O brasileiro nasce num país de abundância, mas contraditoriamente cresce na escassez. Vive um conflito íntimo-social entre esperança e mesquinharia. A primeira advém da intuição de viver num país de riquezas naturais exuberantes e alegrias contagiantes, enquanto a segunda justifica o endividamento das elites egoístas por não repartir seu prato de abundância. O resultado deste conflito não poderia ser outro que a desconfiança, a insegurança e o protesto.
Mais que o despertar de um gigante, digo que o Brasil desafia seus fantasmas históricos.
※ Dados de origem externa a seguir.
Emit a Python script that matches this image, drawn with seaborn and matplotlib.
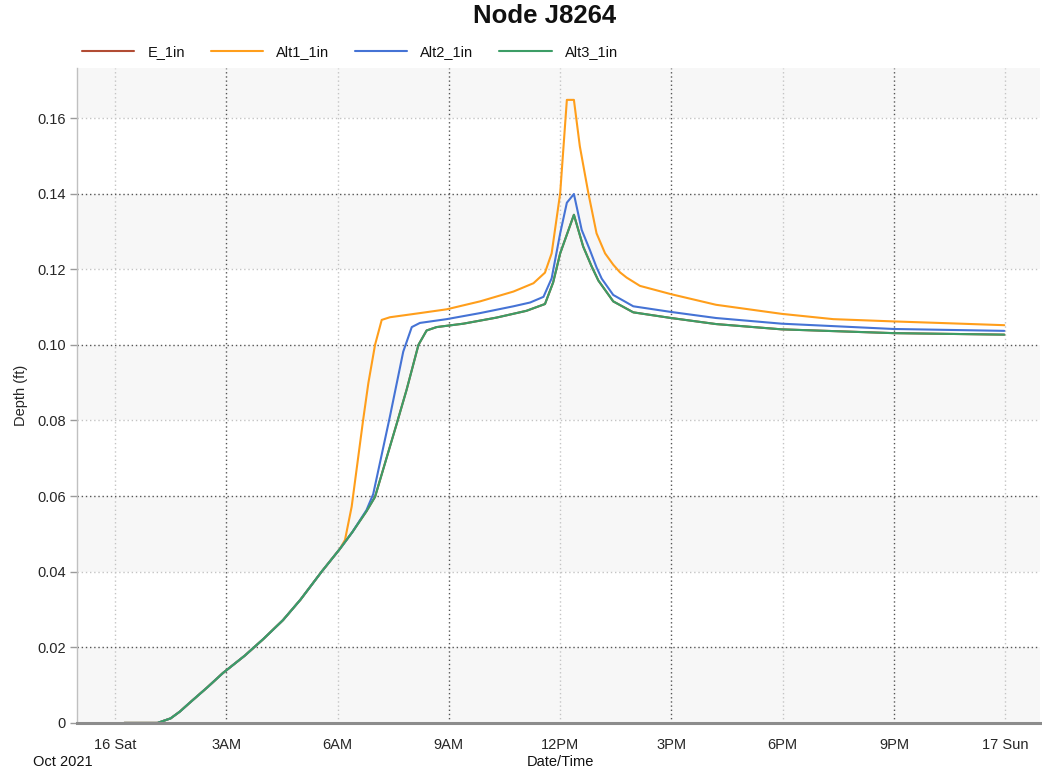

Alguns efeitos são vistosos. O aumento das tarifas de ônibus em várias capitais brasileiras motivou protestos de seus usuários em Porto Alegre, Natal, Salvador, Goiânia, Rio de Janeiro e São Paulo. Menciono somente algumas cidades onde os protestos tiveram repercussão na imprensa nacional, embora o aumento de tarifas tenha ocorrido em várias cidades brasileiras. A prioridade sobre o uso do carro e o desuso do transporte coletivo é evidente no Brasil. O governo federal tenta encobrir esta situação através do Plano Nacional de Mobilidade Urbana.
Houve também manifestações contrárias à política de desalojamento, desapropriação de terras e uso de dinheiro público no financiamento de construções e reformas prediais para os eventos esportivos vindouros. Uma destas manifestações é a do movimento Copa para Quem? em Brasília. Políticos disseram que os manifestantes que queimaram pneus e pararam o trânsito no Eixo Monumental estão interessados em prejudicar a imagem do Brasil através dos protestos contrários à Copa e às Olimpíadas; porém e de uma perspectiva bem diferente, digo que há brasileiros preocupados em difundir a imagem fiel e verdadeira da escassez do país.
O Brasil não é o país do futebol como muitos pensavam, mas o país dos grandes negócios. Há os que previram-no o papel de nova América (título nobilitário que se deram os Estados Unidos na falta de outra terminologia mais arrogante). Assim, junto as peças do quebra-cabeça tupinica para oferecer uma explicação coerente de como o Brasil joga com a abundância e a escassez sem que o árbitro deste jogo estipule as regras de atuação do Estado e do mercado.
A tônica governamental e da Rede Globo é o crescimento econômico e a necessidade de investir na infraestrutura portuária (principalmente em Paranaguá e Santos) devido ao acúmulo recorde de grãos de soja nos portos à espera de exportação. Esperam que o povo brasileiro comemore o aumento das exportações. Enquanto isto, os produtores no interior do país expandem seu cultivo de soja com baixa sustentabilidade ambiental, massacram índios e enganam o povo brasileiro com a insegurança alimentar. O aumento das exportações de poucos produtos dessarte reduz o cultivo de alimentos básicos, que encarecem e faltam na mesa dos brasileiros.
Bem-aventurado será aquele que fizer bom uso do sincretismo de costumes e ideias que o Brasil herda de muitas civilizações. Malgrado a impossibilidade do consenso, a nossa abundância está não só nos frutos pródigos da natureza, mas também na convergência da diversidade, que forma o ser brasileiro e o transforma com o advento de outras matrizes civilizatórias.
Nossa abundância, por vezes, alimenta o desperdício dos mais fortes e perpetua a escassez dos mais fracos. Nesta relação desigual de forças, os descontentes ganham entusiasmo por acreditar na energia da convergência da diversidade e entendê-la a seu favor. Só assim recuperaremos o encanto no Brasil tirando-o das mãos das elites impostoras, mendazes e predadoras.
O sofrimento do nosso povo não se pode converter num Favela Tour ou, em breve, em pacotes turísticos desportivos. Não se brinca com a imagem da abundância e a discrição da escassez. Todo brasileiro tem o direito de protestar – como tem ocorrido em todo país por motivos vários – sem que se lhes atirem balas de borracha ou gases lacrimogêneos como se fossem criminosos.
A dialética entre abundância e escassez mostra que o país mudará de dentro e não de fora.